Exactly 25 years ago today, on a sunny Sunday afternoon, tragedy struck from the skies above a woodland beauty spot in the county.
At around 5.30pm, the Kent Air Ambulance helicopter exploded over Blue Bell Hill, crashing to the ground and killing all three crew members.
Pilot Graham Budden and paramedics Mark Darby and Tony Richardson, all of whom dedicated their lives to saving others, died instantly.
A quarter of a century later, and their legacy lives on with a dedicated service which commemorates the three men who so cruelly met their fate in isolated woods near Burham.
The aircraft was not on a call-out duty that afternoon and had been deployed to promote the work of the service across the county.

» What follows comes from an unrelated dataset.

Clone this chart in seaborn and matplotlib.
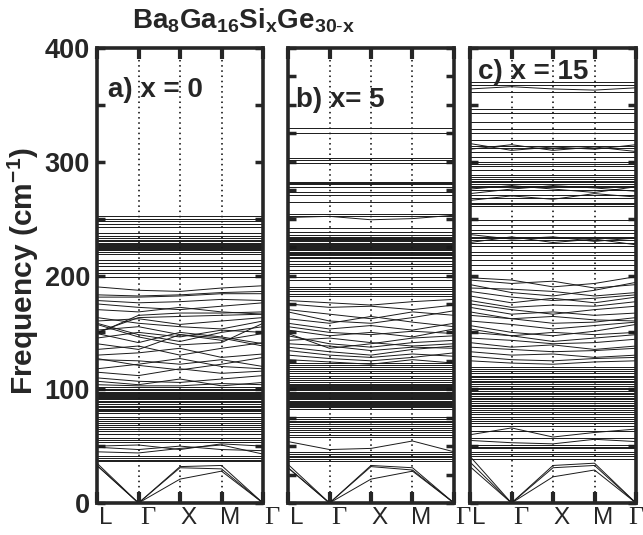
import numpy as np
import pandas as pd
import matplotlib
matplotlib.use('Agg')
import matplotlib.pyplot as plt
import seaborn as sns
from matplotlib.transforms import ScaledTranslation

# ---------------- data ----------------
kpoints = ['L', 'Γ', 'X', 'M', 'Γ']
kpos = [0, 1, 2, 3, 4]
panel_labels = ['a) x = 0', 'b) x= 5', 'c) x = 15']

# panel a (x = 0): nearly flat bands (cm^-1)
flat_a = [252, 250, 247.5, 245, 243,
          237, 234.5, 233, 231.5, 230, 229, 228, 227, 226, 225, 224, 223, 222, 221, 218.5,
          214, 211, 208, 205, 202, 199,
          102, 100.5, 99, 98, 97, 96, 95, 94, 93, 92, 91, 90, 88.5, 87, 85.5, 84, 83, 82, 80.5, 79,
          76, 74, 72, 70.5, 69, 67, 65, 63, 61,
          57, 55.5, 54,
          41, 39.5, 38, 36.5]
# panel a dispersive bands: values at L, Γ, X, M, Γ
disp_a = [[33, 0, 21, 28, 0], [33, 0, 31, 30, 0], [35, 0, 32, 33, 0],
          [45, 44, 48, 51, 43], [49, 47, 50, 47, 46], [50, 51, 47, 52, 50],
          [190, 187, 186, 189, 191], [183, 182, 183, 185, 186], [181, 181, 182, 184, 184],
          [178, 176, 177, 179, 178], [175, 172, 170, 173, 176], [170, 168, 172, 168, 166],
          [149, 165, 167, 167, 168], [150, 163, 164, 165, 166], [160, 162, 157, 160, 163],
          [163, 158, 155, 153, 160], [149, 141, 150, 146, 140], [152, 155, 148, 143, 149],
          [158, 148, 142, 150, 155], [157, 146, 139, 141, 158], [140, 135, 148, 145, 138],
          [145, 150, 146, 152, 150], [135, 138, 130, 136, 141], [130, 132, 136, 128, 131],
          [127, 121, 117, 122, 128], [126, 125, 122, 126, 120], [118, 122, 127, 120, 118],
          [115, 112, 118, 114, 116], [110, 107, 106, 109, 112], [107, 104, 109, 103, 106],
          [104, 103, 103, 105, 104]]

# panel b (x = 5)
flat_b = [330, 325.5,
          303, 301.5, 299,
          282.5, 281.5, 280.4, 278, 273, 271, 265,
          254, 252, 242, 238.5, 235.6,
          234, 233, 232, 231, 230, 229, 228, 227, 226, 225, 224, 223, 222, 221, 220, 219, 218, 216.5, 215, 213,
          210, 208, 205, 202, 199, 196,
          190, 188, 186, 184, 182,
          123, 121, 119.5, 118, 116, 114, 112, 110, 108,
          106.5, 105, 104, 103, 102, 101, 100, 99, 98, 97, 96, 95, 94, 93, 92, 91, 90, 89, 88, 87, 86, 85, 84, 83,
          76, 74, 72.5, 71, 69.5, 68, 66, 64, 62, 60, 58,
          45, 43, 41.5, 40.5, 39, 37]
disp_b = [[31, 0, 21, 28, 0], [31, 0, 32, 29, 0], [34, 0, 33, 31, 0],
          [54, 47, 48, 54.5, 45], [251, 252, 249, 250, 253],
          [178, 176, 174, 177, 179], [175, 172, 173, 170, 174], [170, 166, 162, 168, 165],
          [168, 160, 158, 163, 169], [162, 158, 164, 159, 155], [158, 153, 156, 152, 158],
          [155, 150, 148, 151, 149], [152, 147, 150, 146, 153], [149, 136, 140, 145, 147],
          [147, 140, 137, 141, 143], [143, 145, 141, 138, 140], [140, 138, 134, 137, 136],
          [137, 133, 130, 135, 138], [134, 130, 128, 131, 129], [130, 127, 125, 128, 132],
          [126, 124, 122, 126, 123]]

# panel c (x = 15)
flat_c = [370.4, 367.5, 361.6,
          346.4, 342.6, 335, 329, 325, 319, 314, 312, 309, 304, 300, 298, 296, 293,
          288, 286.5, 285, 283.5, 282, 280.5, 279, 277.5, 275, 271, 268, 264, 263, 261,
          249, 244, 240, 237, 234, 233, 231, 228.6, 226, 221, 218, 213.6, 209, 205,
          120, 118, 116, 114, 112, 110.5, 109, 107.5, 106, 104.5, 103, 101.5, 100, 98.5, 97, 95.5,
          94, 92.5, 91, 89.5, 88, 86.5, 85, 83.5, 82, 80, 78, 76, 74, 72, 70, 68,
          63, 57, 51, 49.5, 48, 45, 43, 41, 39]
disp_c = [[36, 0, 23, 29, 0], [32, 0, 31, 33, 0], [41, 0, 33, 35, 0],
          [364, 366, 364, 363, 365], [316, 310, 313, 311, 315], [311, 315, 310, 313, 309],
          [276, 279, 276, 273, 278], [272, 276, 279, 277, 274], [266, 270, 267, 272, 269],
          [236, 232, 234, 230, 233], [229, 234, 229, 232, 227],
          [198, 196, 190, 193, 199], [196, 193, 195, 189, 192], [192, 185, 182, 187, 194],
          [189, 188, 186, 182, 185], [186, 181, 178, 180, 183], [182, 176, 180, 176, 181],
          [178, 172, 174, 173, 177], [175, 170, 166, 170, 173], [172, 166, 168, 165, 167],
          [168, 162, 164, 161, 160], [165, 162, 158, 159, 163], [160, 157, 153, 156, 159],
          [156, 150, 147, 151, 157], [153, 147, 150, 148, 150], [150, 147, 142, 145, 148],
          [145, 143, 140, 141, 144], [141, 137, 139, 135, 138], [137, 135, 133, 134, 136],
          [133, 130, 131, 128, 130], [129, 126, 125, 127, 128], [125, 123, 122, 124, 125],
          [60, 66, 58, 62, 65], [55, 53, 52, 56, 54]]


def build(flat, disp):
    rows = []
    b = 0
    for f in flat:
        for k in kpos:
            rows.append((b, k, f))
        b += 1
    for band in disp:
        for k, f in zip(kpos, band):
            rows.append((b, k, f))
        b += 1
    return pd.DataFrame(rows, columns=['band', 'k', 'freq'])


panels = [build(flat_a, disp_a), build(flat_b, disp_b), build(flat_c, disp_c)]

# ---------------- style ----------------
sns.set_style('ticks')
plt.rcParams['font.family'] = ['Liberation Sans', 'DejaVu Sans']
plt.rcParams['mathtext.fontset'] = 'custom'
plt.rcParams['mathtext.bf'] = 'Liberation Sans:bold'
plt.rcParams['mathtext.rm'] = 'Liberation Sans'

W, H = 643, 535
fig = plt.figure(figsize=(W / 100, H / 100), dpi=100)
lefts = [97, 288, 470]
width = 166
bottom_px, top_px = 503, 48
ytick_steps = [50, 25, 50]
label_pos = [(0.27, 363), (0.2, 354), (0.2, 379)]

for i, df in enumerate(panels):
    ax = fig.add_axes([lefts[i] / W, (H - bottom_px) / H, width / W, (bottom_px - top_px) / H])
    for kx in [1, 2, 3]:
        ax.axvline(kx, color='black', ls=(0, (1.0, 2.4)), lw=1.1, zorder=0)
    sns.lineplot(data=df, x='k', y='freq', units='band', estimator=None, sort=False,
                 color='#1a1a1a', lw=0.7, ax=ax, legend=False)
    ax.set_xlim(0, 4)
    ax.set_ylim(0, 400)
    ax.set_xlabel('')
    ax.set_ylabel('')
    for s in ax.spines.values():
        s.set_linewidth(2.6)
        s.set_visible(True)
    ax.set_xticks(kpos)
    ax.set_xticklabels(kpoints)
    ax.tick_params(axis='x', direction='in', top=True, bottom=True, length=8, width=3,
                   labelsize=17.5, pad=3)
    yt = np.arange(0, 401, ytick_steps[i])
    ax.set_yticks(yt)
    if i == 0:
        ax.set_yticklabels([str(int(v)) if v % 100 == 0 else '' for v in yt],
                           fontweight='bold')
    else:
        ax.set_yticklabels([])
    ax.tick_params(axis='y', direction='in', left=True, right=True, length=6, width=2.5,
                   labelsize=19.5, pad=5)
    labs = ax.get_xticklabels()
    for j, lab in enumerate(labs):
        if lab.get_text() == 'Γ':
            lab.set_fontfamily(['Liberation Serif', 'DejaVu Serif'])
            lab.set_fontsize(19)
        shift = 9 if not (i == 2 and j == len(labs) - 1) else 0
        lab.set_transform(lab.get_transform() + ScaledTranslation(shift / 100, 0, fig.dpi_scale_trans))
    lx, ly = label_pos[i]
    ax.text(lx, ly, panel_labels[i], fontsize=20, fontweight='bold', ha='left', va='center')

fig.text(0.379, 0.962, r'$\mathbf{Ba_{8}Ga_{16}Si_{x}Ge_{30\text{-}x}}$', fontsize=20,
         ha='center', va='center')
fig.text(0.036, 0.493, r'Frequency (cm$^{\mathbf{-1}}$)', rotation=90, fontsize=21.5,
         fontweight='bold', ha='center', va='center')

fig.savefig('out.png', dpi=100)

Witnesses reported seeing it plummet and explode into a ball of flames as it crashed to the ground.
Seconds before, motorists on the M2 watched in horror as the helicopter took a sharp turn before dropping from view into Nashenden Valley.
Customers at the nearby Robin Hood pub, a popular haunt with weekend drinkers, noticed how the lights flashed, which would have been the moment it hit an 11,000 volt power cable.

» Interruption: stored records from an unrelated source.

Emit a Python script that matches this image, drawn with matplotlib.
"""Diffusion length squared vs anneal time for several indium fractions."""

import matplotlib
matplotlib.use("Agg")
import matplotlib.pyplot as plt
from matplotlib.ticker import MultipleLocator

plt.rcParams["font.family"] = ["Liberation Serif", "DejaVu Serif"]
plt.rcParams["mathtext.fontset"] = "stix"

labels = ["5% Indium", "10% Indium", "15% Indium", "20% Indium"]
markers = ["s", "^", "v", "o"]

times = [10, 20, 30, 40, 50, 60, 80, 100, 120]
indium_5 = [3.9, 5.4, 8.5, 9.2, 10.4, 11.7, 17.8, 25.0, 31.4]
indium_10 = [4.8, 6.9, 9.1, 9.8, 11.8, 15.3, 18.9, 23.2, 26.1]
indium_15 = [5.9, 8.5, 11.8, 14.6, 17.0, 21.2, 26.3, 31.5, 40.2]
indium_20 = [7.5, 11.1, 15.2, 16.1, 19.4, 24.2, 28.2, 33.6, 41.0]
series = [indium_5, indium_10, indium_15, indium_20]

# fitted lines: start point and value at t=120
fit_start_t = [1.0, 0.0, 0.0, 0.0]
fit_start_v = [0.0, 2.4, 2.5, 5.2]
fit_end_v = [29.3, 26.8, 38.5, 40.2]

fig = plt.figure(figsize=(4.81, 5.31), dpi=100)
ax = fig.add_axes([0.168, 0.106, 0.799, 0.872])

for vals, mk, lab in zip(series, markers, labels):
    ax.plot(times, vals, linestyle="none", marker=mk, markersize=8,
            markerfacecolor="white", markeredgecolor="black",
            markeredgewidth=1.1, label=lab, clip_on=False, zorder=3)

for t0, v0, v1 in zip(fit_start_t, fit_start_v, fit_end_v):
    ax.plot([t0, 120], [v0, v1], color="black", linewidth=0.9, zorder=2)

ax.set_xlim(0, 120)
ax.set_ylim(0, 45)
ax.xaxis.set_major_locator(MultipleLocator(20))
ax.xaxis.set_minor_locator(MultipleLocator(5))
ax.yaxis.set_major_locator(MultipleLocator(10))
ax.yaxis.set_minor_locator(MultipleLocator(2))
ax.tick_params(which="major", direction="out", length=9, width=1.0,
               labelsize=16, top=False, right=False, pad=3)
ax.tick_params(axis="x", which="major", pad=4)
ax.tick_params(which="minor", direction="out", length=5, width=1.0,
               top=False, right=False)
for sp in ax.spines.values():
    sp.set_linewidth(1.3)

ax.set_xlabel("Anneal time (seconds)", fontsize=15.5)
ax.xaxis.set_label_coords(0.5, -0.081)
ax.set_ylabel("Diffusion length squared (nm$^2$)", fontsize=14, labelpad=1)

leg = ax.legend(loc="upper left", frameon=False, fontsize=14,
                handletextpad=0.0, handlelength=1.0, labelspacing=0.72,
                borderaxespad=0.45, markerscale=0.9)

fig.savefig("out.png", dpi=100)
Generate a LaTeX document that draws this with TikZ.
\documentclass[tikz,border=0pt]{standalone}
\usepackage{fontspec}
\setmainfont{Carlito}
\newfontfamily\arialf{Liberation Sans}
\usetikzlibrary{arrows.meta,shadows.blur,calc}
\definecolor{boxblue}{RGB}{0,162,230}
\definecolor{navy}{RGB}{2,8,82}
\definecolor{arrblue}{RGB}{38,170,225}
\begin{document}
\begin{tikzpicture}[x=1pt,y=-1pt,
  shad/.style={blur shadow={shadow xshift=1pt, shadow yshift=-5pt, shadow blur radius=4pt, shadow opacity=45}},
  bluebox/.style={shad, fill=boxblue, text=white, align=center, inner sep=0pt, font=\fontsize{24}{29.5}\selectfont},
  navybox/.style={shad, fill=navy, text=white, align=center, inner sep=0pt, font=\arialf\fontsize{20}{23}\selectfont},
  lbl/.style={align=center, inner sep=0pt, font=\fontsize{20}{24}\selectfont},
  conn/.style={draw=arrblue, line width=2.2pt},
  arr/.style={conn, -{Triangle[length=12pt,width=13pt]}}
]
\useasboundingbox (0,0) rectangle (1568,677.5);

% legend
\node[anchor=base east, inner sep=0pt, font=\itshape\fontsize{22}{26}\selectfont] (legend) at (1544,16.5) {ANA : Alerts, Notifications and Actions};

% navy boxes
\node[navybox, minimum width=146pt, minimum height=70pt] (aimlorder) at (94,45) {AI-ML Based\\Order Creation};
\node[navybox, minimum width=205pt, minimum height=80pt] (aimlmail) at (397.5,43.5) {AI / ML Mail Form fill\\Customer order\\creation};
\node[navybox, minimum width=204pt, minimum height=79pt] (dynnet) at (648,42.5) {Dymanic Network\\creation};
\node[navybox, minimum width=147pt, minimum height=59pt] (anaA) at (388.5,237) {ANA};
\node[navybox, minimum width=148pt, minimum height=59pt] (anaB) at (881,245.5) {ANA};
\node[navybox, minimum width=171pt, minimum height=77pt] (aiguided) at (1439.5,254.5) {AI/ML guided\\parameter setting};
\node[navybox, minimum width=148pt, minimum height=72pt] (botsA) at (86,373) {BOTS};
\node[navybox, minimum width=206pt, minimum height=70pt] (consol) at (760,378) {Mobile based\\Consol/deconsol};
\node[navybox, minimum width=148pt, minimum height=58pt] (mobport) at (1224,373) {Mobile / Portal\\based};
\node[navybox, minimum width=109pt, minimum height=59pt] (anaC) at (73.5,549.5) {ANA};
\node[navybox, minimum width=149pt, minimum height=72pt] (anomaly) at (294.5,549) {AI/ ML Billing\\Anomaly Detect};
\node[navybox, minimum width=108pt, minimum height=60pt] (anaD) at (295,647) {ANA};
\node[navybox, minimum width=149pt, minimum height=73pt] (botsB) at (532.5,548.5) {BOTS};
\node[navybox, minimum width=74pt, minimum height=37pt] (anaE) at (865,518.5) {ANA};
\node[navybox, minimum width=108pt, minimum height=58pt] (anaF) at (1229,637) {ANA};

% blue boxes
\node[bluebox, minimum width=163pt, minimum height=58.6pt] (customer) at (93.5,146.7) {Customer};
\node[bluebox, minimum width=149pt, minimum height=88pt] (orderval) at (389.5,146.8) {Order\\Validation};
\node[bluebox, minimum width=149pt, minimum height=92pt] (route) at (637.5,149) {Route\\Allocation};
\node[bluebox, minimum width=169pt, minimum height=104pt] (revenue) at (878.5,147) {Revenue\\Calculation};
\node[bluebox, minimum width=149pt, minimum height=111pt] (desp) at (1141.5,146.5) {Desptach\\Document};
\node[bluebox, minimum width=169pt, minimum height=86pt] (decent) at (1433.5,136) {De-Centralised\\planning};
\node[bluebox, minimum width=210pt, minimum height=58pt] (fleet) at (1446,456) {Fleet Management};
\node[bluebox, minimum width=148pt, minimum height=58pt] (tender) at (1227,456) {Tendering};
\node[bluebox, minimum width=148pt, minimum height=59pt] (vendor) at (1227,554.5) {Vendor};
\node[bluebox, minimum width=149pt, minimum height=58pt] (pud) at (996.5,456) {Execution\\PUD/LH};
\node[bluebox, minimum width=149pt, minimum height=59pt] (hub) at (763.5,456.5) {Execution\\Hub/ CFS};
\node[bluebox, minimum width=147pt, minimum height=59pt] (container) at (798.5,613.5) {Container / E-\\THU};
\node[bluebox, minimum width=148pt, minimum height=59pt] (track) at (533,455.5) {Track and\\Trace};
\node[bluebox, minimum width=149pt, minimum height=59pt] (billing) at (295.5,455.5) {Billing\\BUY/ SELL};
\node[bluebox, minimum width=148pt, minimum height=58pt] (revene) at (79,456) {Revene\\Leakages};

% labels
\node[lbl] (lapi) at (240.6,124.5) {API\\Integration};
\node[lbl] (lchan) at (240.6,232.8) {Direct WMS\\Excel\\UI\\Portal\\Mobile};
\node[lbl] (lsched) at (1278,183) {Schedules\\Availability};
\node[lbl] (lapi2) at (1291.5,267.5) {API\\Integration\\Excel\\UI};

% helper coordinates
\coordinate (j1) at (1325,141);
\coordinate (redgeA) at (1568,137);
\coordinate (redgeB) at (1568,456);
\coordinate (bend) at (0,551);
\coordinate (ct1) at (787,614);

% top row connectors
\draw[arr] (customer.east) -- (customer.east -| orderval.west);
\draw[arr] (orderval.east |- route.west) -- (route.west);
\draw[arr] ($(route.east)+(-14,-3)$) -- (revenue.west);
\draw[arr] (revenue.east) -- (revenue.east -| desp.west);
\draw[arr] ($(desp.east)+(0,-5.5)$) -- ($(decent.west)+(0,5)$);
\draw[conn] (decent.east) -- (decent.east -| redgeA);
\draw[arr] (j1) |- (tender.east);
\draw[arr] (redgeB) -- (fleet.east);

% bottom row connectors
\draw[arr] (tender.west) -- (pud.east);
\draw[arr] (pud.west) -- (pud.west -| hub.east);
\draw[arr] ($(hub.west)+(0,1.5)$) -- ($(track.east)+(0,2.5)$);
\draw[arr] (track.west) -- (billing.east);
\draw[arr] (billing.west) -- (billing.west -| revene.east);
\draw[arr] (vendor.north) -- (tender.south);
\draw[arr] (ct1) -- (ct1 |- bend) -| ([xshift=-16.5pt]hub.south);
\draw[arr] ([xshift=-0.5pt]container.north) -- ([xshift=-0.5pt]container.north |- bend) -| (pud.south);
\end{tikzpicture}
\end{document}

The county was plunged into overwhelming grief as everyone searched for reasons why the devastating catastrophe happened just a minute away from their base at Rochester Airport.

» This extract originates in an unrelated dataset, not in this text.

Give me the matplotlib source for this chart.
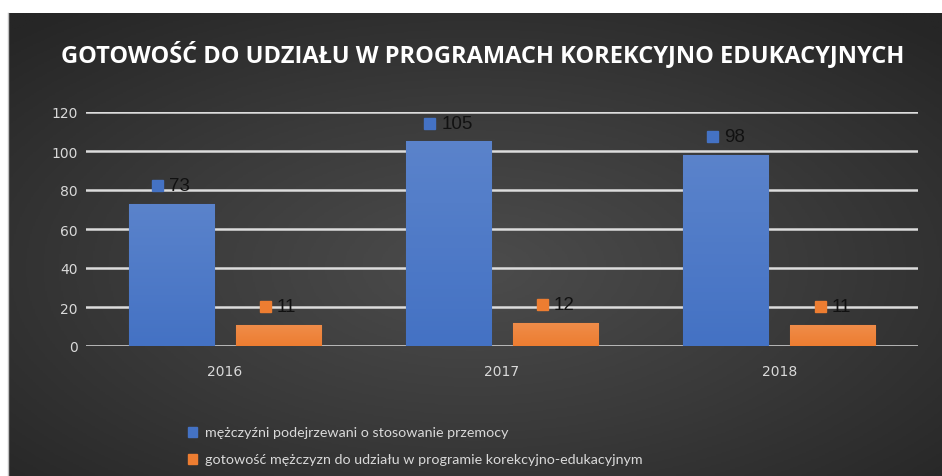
import numpy as np
import matplotlib
matplotlib.use("Agg")
import matplotlib.pyplot as plt
from matplotlib.colors import LinearSegmentedColormap, to_rgb
from matplotlib.patches import Rectangle

# dane
lata = ["2016", "2017", "2018"]
podejrzewani = [73, 105, 98]
gotowosc = [11, 12, 11]
serie = ["mężczyźni podejrzewani o stosowanie przemocy",
         "gotowość mężczyzn do udziału w programie korekcyjno-edukacyjnym"]
tytul = "GOTOWOŚĆ DO UDZIAŁU W PROGRAMACH KOREKCYJNO EDUKACYJNYCH"
yticks = [0, 20, 40, 60, 80, 100, 120]

niebieski = "#4472c4"
pomaranczowy = "#ed7d31"

W, H = 942, 477
fig = plt.figure(figsize=(W / 100, H / 100), dpi=100)
fig.patch.set_facecolor("white")

# tlo - gradient radialny
bg = fig.add_axes([8 / W, 0, (W - 8) / W, (H - 14) / H])
yy, xx = np.mgrid[0:1:300j, 0:1:600j]
r = np.sqrt(((xx - 0.5) / 0.75) ** 2 + ((yy - 0.45) / 0.75) ** 2)
r = np.clip(r / 0.95, 0, 1)
cmap_bg = LinearSegmentedColormap.from_list("bg", ["#4c4c4c", "#3a3a3a", "#262626"])
bg.imshow(r, cmap=cmap_bg, aspect="auto", extent=[0, 1, 0, 1], origin="lower")
bg.set_axis_off()
fig.add_artist(plt.Line2D([7.5 / W, 7.5 / W], [0, (H - 14) / H], color="#bfbfbf", lw=1))

ax = fig.add_axes([86 / W, 1 - 347 / H, (918 - 86) / W, (347 - 113) / H])
ax.patch.set_alpha(0)

x = np.arange(len(lata))
szer = 0.307
off = 0.193

def gradient_bars(bars, color):
    c = np.array(to_rgb(color))
    top = c + (1 - c) * 0.12
    cm = LinearSegmentedColormap.from_list("g", [c, top])
    for b in bars:
        x0, y0 = b.get_x(), b.get_y()
        im = ax.imshow(np.linspace(0, 1, 50).reshape(-1, 1), cmap=cm, origin="lower",
                       extent=[x0, x0 + b.get_width(), y0, y0 + b.get_height()],
                       aspect="auto", zorder=3)
        im.set_clip_path(b)

b1 = ax.bar(x - off, podejrzewani, szer, color=niebieski, edgecolor="#3a5fa0", lw=0.8, zorder=3)
b2 = ax.bar(x + off, gotowosc, szer, color=pomaranczowy, edgecolor="#c8682a", lw=0.8, zorder=3)
gradient_bars(b1, niebieski)
gradient_bars(b2, pomaranczowy)
ax.set_xlim(-0.5, 2.5)
ax.set_ylim(0, 120)

ax.set_yticks(yticks)
ax.set_xticks(x)
ax.set_xticklabels(lata)
ax.grid(axis="y", color="#dcdcdc", lw=1.8, zorder=1)
ax.tick_params(length=0, colors="#d9d9d9", labelsize=10, pad=6)
ax.tick_params(axis="x", pad=13)
for t in ax.get_xticklabels() + ax.get_yticklabels():
    t.set_family("DejaVu Sans")
for s in ax.spines.values():
    s.set_visible(False)

# etykiety danych z kwadratem (kwadrat + liczba wysrodkowane nad słupkiem)
kw = 11   # bok kwadratu w px
odst = 6  # odstep kwadrat-tekst
fig.canvas.draw()
rend = fig.canvas.get_renderer()
for bars, vals, col in [(b1, podejrzewani, niebieski), (b2, gotowosc, pomaranczowy)]:
    for b, v in zip(bars, vals):
        cx = b.get_x() + b.get_width() / 2
        t = ax.annotate(str(v), (cx, v), xytext=(0, 18), textcoords="offset pixels",
                        ha="left", va="center", fontsize=13.5, color="#111111",
                        family="Liberation Sans", zorder=5)
        tw = t.get_window_extent(rend).width
        total = kw + odst + tw
        t.set_position((-total / 2 + kw + odst, 18))
        px, py = ax.transData.transform((cx, v))
        sx = px - total / 2
        fig.add_artist(Rectangle(((sx) / W, (py + 18 - kw / 2) / H), kw / W, kw / H,
                                 color=col, transform=fig.transFigure, zorder=5))

fig.text(483 / W, 1 - 55 / H, tytul, ha="center", va="center", color="white",
         fontsize=17, fontweight="bold", family="Open Sans")

# legenda
for i, (lab, col) in enumerate(zip(serie, [niebieski, pomaranczowy])):
    yc = 1 - (433 + 27 * i) / H
    fig.add_artist(Rectangle((188 / W, yc - 5 / H), 9 / W, 10 / H, color=col,
                             transform=fig.transFigure))
    fig.text(205 / W, yc, lab, ha="left", va="center", color="#d9d9d9",
             fontsize=10.3, family="Lato")

fig.savefig("out.png", dpi=100)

The trio who perished were Rochester man Mark Darby, 37, Tony Richardson, 47, from Maidstone and Graham Budden, 40, from Lingfield, Surrey.
A plaque in their memory has been placed near the picnic area on Blue Bell Hill, between Chatham and Maidstone.
In 2004, a civil case brought by one of the pilot’s widows found the crash was caused by mechanical failure.
At 11am today, a three-minute silence will be held.
Then at 2pm a memorial service takes place at The Collegiate Church of All Saints in Mill Street, Maidstone, led by the Very Rev John Richardson.